In just over a year, one out of every eight households in the Portland, Maine, region has signed up for Internet phone service supplied by Time Warner Inc.'s cable-television unit. For many, the phone jack in the wall that connects to the phone company's network is now just a useless hole. Time Warner is rolling out the same service to millions of consumers nationwide.

Some compare this accelerating shift to the threat faced by railroads in the boom years following World War II. As the nation embraced the automobile and airplane, railroad officials worried about the new technologies that circumvented their network of tracks.

"The thought was, if you invested in old technology and made it look better and run faster, it would save the day," says Jim McClellan, a retired senior executive with Norfolk Southern Corp. It didn't work, and long-distance passenger rail service virtually disappeared in much of the country
.

Two points of interest, first, I did have the occasion to meet Mr. McClellan 'along the way" , say circa 1975. Secondly, I know several "post-college' younger people, both within and without my own family, who have yet to subscribe to a hard wired land telephone line.

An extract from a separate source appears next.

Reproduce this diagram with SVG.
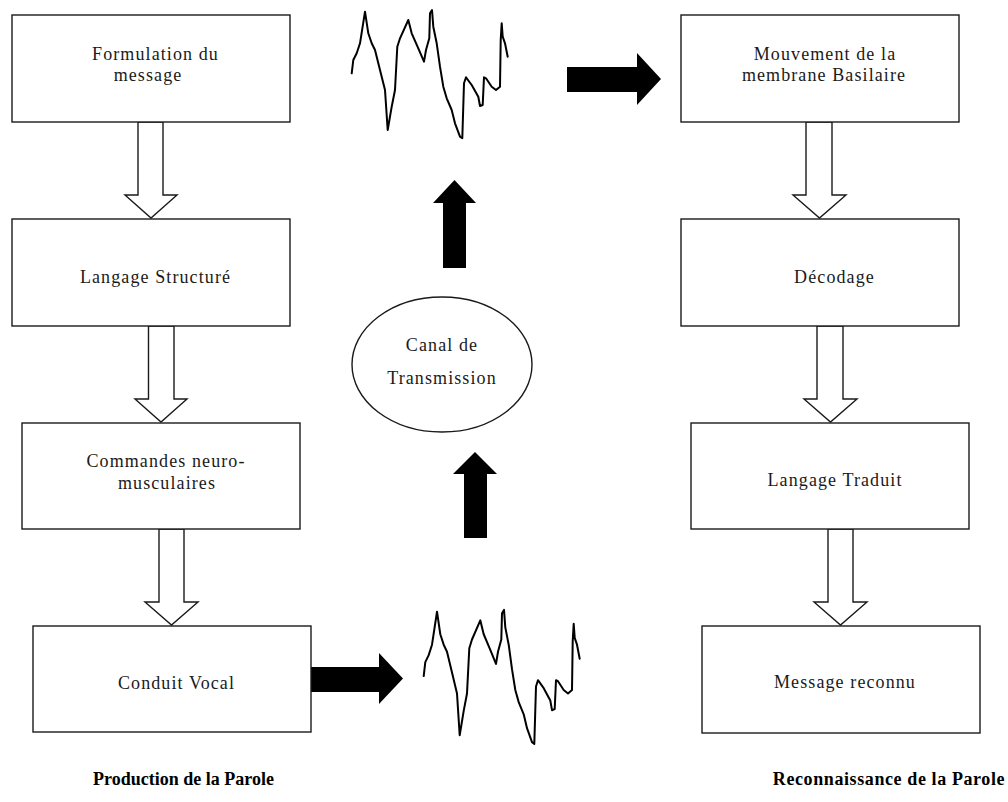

Cell Phones, Cable TV, and High Speed Internet are all "of course' part of their "necessities' in this life.
Last edited by Gilbert B Norman on Wed Aug 25, 2004 12:17 pm, edited 1 time in total.

 #46830  by walt
 
Gilbert B Norman wrote:
"The thought was, if you invested in old technology and made it look better and run faster, it would save the day," says Jim McClellan, a retired senior executive with Norfolk Southern Corp. It didn't work, and long-distance passenger rail service virtually disappeared in much of the country[/i].
I have yet to see "technology" that moves people as well as a well run, well maintained, comfortable passenger rail system. Buses and airplanes have their place, but they are not total replacements for competently run passenger rail, even though ( at least in the case of the airplane) they might have been more attractive to many.

The old electric interurban railways didn't die because the technology was outmoded, they died because they couldn't compete financially with automobiles, trucks and buses, all of which used publicly built and maintained rights of way at a time when the interurbans continued to pay taxes on their rights of way, as well as paying maintenance costs, etc. And there are many places which once had interurban rail service which do not have any kind of fixed route public passenger service, of any kind, today. ( And in some of those areas we are re-establishing "interurban" service--- calling it light rail service---- at costs which are much higher than it would have cost to have retained the original interurban)
It may very well be that the cell phone, cable T.V., and high speed internet will honestly supplant the land line based telephone system, but I suspect that the jury is still out on that as well.